*Stated exercise:* Your task is to locate every line holding the string "this" and to copy each of them.

*Extracted material:*

········

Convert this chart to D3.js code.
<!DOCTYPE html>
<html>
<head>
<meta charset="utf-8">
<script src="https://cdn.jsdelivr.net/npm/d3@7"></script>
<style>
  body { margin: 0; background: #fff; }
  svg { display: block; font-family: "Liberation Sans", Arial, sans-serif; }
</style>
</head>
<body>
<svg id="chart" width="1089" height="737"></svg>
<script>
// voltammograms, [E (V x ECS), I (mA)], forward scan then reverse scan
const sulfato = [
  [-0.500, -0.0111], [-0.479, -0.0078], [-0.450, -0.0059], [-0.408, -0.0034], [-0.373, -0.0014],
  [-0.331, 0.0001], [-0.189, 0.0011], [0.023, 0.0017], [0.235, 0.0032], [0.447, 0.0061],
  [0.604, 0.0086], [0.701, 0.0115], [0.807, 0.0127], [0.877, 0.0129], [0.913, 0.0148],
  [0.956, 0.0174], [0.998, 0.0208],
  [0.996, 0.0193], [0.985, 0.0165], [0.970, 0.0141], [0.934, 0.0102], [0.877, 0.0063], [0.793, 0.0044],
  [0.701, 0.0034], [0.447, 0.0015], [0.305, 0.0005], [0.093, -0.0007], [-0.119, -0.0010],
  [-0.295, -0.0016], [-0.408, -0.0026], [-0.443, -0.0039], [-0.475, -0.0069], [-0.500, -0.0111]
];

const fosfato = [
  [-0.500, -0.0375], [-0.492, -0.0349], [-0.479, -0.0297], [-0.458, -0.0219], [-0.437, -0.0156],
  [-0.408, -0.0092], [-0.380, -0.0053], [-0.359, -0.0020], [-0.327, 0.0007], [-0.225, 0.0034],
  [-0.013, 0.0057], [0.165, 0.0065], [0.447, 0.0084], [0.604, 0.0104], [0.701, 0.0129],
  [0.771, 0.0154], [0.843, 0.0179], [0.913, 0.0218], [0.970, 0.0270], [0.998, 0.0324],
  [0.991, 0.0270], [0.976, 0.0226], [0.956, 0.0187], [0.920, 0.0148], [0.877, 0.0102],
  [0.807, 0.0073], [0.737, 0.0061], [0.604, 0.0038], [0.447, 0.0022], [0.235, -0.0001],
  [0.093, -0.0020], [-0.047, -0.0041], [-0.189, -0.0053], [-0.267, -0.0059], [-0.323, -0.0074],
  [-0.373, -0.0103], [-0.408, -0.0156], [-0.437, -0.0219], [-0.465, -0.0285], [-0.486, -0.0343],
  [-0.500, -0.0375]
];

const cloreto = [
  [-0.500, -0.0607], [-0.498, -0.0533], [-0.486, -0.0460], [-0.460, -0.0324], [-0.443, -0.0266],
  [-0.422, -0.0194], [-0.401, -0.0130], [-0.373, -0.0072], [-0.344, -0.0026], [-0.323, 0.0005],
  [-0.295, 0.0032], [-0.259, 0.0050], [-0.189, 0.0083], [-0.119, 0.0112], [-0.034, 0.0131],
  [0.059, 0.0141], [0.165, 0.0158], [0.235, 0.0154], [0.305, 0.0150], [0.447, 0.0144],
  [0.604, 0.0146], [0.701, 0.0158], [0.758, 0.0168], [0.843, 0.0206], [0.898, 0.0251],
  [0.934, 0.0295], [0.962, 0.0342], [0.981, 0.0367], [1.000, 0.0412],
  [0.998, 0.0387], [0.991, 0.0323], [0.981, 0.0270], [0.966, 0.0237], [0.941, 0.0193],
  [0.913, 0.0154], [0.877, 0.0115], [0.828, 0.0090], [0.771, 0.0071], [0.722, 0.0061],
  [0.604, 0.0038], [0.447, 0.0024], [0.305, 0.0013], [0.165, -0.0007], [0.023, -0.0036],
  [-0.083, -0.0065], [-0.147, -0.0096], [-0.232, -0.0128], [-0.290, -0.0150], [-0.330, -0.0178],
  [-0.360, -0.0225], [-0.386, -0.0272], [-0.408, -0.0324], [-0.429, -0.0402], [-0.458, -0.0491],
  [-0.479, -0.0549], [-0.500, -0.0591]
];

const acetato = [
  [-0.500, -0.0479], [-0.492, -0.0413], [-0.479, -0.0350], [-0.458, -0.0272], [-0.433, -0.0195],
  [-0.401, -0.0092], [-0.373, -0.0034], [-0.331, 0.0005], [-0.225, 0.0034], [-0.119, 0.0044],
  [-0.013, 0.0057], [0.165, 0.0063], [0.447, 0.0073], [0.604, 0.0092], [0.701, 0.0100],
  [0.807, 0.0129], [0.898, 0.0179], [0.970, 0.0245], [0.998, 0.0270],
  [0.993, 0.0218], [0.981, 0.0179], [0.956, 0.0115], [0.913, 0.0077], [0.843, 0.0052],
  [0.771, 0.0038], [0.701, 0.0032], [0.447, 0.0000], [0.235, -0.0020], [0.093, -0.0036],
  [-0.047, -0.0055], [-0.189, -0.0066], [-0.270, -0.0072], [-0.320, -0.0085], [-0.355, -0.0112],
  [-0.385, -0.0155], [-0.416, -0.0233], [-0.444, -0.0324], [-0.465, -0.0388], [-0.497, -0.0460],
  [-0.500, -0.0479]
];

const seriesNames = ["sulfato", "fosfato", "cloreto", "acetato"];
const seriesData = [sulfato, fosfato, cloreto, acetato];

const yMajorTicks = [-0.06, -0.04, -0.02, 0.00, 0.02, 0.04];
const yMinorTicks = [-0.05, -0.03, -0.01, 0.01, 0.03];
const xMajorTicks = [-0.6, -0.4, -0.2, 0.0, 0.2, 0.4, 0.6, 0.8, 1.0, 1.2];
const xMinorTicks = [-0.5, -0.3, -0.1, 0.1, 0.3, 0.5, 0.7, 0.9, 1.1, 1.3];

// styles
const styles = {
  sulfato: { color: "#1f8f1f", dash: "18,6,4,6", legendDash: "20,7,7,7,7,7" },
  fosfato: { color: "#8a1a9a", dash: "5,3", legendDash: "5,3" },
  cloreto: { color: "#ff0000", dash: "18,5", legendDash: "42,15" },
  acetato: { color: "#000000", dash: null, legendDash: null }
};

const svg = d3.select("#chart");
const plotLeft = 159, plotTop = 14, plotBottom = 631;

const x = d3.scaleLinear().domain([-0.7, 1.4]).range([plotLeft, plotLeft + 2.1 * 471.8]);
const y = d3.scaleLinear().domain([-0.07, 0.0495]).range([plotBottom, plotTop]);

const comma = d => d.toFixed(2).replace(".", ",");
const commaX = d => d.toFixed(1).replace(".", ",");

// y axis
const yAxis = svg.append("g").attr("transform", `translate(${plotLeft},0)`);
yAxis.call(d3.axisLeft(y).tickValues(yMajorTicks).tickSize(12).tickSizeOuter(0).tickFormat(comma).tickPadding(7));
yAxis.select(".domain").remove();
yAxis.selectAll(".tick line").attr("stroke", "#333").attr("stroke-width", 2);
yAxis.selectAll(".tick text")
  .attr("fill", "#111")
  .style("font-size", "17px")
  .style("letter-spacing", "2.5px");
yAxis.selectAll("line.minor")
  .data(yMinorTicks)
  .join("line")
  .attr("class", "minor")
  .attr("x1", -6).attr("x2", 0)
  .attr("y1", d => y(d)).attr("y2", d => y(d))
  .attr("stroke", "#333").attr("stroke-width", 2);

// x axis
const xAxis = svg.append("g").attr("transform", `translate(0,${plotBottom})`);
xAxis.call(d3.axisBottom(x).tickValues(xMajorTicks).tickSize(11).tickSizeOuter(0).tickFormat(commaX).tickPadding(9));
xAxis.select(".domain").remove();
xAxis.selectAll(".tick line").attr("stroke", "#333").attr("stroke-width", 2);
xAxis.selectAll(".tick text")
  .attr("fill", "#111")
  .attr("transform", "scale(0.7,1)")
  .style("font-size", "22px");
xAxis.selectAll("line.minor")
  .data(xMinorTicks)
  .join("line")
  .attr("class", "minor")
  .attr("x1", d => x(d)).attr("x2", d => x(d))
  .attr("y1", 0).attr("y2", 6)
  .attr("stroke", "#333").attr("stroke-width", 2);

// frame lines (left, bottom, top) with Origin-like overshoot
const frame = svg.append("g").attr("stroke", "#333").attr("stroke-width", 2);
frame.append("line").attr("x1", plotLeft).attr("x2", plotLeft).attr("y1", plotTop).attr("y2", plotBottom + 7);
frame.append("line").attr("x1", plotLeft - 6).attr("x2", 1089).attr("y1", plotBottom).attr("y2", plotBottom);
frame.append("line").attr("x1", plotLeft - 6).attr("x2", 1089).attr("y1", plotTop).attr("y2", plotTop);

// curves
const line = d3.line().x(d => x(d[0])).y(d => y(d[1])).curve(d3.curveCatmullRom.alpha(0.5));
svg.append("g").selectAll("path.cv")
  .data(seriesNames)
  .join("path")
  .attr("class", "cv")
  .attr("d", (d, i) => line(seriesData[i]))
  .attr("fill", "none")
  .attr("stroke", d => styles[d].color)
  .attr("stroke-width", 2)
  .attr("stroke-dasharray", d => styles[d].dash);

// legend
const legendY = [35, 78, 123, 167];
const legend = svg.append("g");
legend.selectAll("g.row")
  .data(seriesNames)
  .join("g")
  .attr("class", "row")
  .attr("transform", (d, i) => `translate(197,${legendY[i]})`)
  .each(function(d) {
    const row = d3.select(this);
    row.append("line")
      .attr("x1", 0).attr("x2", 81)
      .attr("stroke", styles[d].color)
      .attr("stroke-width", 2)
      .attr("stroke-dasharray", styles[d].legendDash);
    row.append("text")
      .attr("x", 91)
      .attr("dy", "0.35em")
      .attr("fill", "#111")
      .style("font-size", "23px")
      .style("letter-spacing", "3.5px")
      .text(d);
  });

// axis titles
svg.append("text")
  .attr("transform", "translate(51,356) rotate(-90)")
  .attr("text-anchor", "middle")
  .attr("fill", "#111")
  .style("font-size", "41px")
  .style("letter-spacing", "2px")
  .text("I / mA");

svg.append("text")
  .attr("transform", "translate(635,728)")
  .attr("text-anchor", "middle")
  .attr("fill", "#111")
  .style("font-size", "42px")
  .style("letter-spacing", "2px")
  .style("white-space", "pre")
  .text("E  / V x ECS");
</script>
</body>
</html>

········

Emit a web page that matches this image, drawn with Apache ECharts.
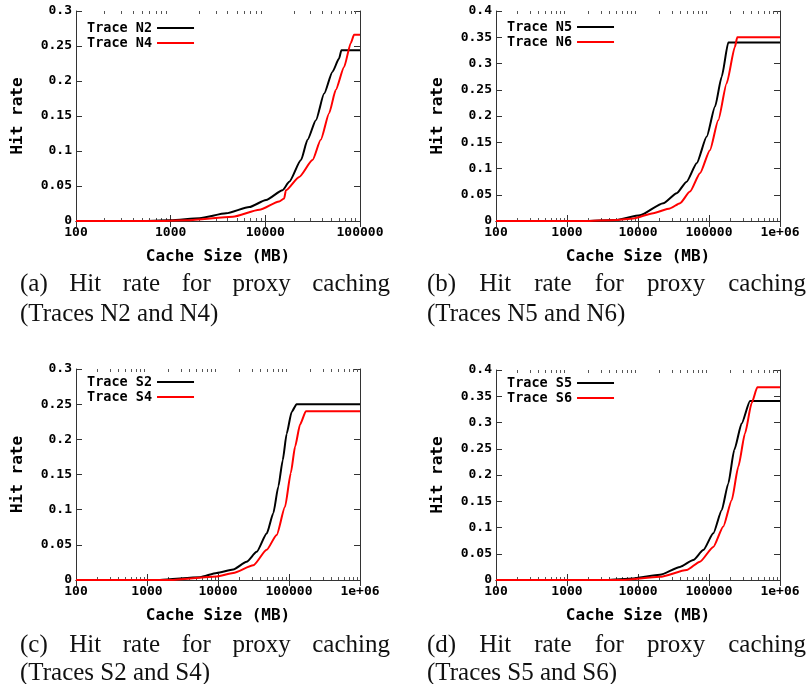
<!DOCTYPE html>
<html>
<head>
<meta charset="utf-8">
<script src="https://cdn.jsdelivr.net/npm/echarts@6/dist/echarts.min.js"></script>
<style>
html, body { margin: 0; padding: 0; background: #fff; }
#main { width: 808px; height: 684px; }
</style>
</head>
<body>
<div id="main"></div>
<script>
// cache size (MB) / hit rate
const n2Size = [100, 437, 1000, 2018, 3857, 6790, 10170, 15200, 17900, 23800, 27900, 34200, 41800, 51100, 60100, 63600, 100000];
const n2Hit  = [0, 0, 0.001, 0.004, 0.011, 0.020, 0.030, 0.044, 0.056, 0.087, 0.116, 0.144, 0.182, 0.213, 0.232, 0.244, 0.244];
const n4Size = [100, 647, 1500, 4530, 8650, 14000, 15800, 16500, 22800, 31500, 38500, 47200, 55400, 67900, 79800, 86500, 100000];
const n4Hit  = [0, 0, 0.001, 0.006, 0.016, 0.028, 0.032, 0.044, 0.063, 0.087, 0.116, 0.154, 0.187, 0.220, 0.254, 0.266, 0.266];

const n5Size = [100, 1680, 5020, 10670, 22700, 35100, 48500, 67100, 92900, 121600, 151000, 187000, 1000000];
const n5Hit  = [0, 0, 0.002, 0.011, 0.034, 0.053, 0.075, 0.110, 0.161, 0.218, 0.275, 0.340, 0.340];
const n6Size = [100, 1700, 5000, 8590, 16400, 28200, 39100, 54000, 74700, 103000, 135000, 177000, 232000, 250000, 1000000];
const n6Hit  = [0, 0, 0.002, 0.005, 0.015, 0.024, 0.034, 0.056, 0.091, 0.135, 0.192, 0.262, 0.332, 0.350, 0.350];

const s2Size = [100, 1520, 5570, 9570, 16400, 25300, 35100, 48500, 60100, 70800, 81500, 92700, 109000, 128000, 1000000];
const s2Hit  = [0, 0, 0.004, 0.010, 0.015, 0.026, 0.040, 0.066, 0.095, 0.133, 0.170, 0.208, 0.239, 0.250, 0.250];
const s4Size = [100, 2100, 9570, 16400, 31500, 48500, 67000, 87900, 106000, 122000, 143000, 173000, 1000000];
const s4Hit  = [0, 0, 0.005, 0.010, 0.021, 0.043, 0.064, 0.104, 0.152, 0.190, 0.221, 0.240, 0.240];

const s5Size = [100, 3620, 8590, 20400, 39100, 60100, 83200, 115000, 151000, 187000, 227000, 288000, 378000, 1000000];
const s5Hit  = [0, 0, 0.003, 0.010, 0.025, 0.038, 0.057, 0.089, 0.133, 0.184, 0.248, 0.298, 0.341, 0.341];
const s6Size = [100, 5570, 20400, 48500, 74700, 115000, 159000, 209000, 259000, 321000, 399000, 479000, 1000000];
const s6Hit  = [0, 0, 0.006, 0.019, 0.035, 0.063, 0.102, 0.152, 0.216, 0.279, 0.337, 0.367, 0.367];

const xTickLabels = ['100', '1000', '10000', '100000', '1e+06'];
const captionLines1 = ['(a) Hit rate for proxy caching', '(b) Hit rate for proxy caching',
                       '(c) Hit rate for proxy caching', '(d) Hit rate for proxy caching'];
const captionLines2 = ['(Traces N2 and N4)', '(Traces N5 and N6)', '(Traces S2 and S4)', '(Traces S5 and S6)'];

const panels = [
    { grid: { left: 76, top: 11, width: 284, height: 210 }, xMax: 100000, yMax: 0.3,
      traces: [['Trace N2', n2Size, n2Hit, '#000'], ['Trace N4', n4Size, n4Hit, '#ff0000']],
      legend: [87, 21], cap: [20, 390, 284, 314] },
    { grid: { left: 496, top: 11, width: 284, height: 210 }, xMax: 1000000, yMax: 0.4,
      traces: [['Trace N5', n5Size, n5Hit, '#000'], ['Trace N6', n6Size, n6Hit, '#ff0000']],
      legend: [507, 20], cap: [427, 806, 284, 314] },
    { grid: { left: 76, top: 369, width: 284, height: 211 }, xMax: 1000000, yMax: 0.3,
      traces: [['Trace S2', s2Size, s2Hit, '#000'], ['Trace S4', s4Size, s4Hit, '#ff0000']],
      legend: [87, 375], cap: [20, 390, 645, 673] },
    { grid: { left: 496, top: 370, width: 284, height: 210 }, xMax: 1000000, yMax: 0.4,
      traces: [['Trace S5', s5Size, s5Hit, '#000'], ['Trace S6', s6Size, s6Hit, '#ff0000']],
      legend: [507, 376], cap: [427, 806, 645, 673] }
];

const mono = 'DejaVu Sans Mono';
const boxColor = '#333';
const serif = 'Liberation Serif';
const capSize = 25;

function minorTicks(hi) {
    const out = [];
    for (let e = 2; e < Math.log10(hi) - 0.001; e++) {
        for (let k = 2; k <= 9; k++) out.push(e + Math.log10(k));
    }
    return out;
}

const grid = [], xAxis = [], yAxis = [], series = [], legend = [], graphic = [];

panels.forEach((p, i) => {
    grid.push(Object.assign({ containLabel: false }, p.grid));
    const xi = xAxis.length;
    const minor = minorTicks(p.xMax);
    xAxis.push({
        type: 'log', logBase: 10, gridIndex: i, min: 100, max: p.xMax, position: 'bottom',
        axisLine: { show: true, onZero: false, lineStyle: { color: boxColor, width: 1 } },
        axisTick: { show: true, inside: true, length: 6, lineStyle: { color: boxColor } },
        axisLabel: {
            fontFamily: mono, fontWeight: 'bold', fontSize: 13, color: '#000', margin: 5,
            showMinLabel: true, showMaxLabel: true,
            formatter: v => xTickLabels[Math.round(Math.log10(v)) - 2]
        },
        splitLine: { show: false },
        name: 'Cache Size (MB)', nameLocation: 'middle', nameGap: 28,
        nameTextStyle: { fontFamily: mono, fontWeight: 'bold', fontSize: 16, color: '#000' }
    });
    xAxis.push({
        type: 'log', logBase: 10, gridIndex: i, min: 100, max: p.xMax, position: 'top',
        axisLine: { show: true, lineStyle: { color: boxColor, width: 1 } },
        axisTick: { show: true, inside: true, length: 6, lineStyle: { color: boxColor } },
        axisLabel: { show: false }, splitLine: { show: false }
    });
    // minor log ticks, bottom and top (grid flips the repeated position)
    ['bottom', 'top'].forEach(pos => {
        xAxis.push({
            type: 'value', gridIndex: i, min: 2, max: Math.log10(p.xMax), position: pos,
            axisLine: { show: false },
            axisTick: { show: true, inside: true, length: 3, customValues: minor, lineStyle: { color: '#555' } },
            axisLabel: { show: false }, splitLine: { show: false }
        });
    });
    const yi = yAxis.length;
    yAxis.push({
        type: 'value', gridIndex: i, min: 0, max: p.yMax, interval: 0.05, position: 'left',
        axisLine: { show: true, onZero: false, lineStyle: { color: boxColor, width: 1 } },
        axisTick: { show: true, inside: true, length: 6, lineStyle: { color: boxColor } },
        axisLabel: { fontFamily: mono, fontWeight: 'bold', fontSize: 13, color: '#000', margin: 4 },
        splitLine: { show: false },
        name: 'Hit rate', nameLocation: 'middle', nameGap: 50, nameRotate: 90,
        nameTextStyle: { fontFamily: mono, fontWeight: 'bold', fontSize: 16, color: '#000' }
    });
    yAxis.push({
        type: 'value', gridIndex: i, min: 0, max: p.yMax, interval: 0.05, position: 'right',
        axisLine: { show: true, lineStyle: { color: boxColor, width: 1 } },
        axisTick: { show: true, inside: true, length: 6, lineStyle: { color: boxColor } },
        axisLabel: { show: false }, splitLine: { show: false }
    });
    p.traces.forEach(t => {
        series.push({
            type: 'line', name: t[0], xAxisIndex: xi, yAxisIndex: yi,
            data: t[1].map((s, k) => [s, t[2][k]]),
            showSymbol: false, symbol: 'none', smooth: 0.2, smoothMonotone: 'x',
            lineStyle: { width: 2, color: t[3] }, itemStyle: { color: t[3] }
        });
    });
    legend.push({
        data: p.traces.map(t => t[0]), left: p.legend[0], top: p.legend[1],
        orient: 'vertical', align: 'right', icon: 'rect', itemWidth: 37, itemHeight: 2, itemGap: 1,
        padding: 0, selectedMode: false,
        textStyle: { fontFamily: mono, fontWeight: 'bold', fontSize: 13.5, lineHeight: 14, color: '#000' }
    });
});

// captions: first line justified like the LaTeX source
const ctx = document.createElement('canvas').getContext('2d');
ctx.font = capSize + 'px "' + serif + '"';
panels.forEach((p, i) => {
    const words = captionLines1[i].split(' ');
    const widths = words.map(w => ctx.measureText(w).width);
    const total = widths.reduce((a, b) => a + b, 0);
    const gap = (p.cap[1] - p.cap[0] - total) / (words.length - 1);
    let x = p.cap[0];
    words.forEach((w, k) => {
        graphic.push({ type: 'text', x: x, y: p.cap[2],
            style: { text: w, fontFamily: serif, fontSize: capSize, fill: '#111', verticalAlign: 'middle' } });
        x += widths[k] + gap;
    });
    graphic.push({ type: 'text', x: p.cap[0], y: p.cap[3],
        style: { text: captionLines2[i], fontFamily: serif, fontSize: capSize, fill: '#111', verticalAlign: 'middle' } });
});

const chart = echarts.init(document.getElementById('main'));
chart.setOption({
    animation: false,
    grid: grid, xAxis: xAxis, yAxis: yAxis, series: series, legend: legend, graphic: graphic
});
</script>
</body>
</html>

········

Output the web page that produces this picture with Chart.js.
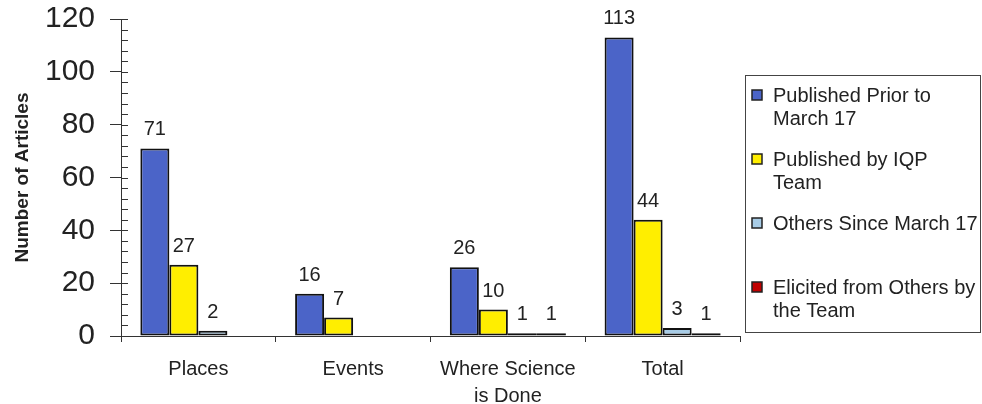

········

*The completed task:*
Convert this chart to D3.js code.
    const row = d3.select(this);
Emit a web page that matches this image, drawn with Apache ECharts.
Output the web page that produces this picture with Chart.js.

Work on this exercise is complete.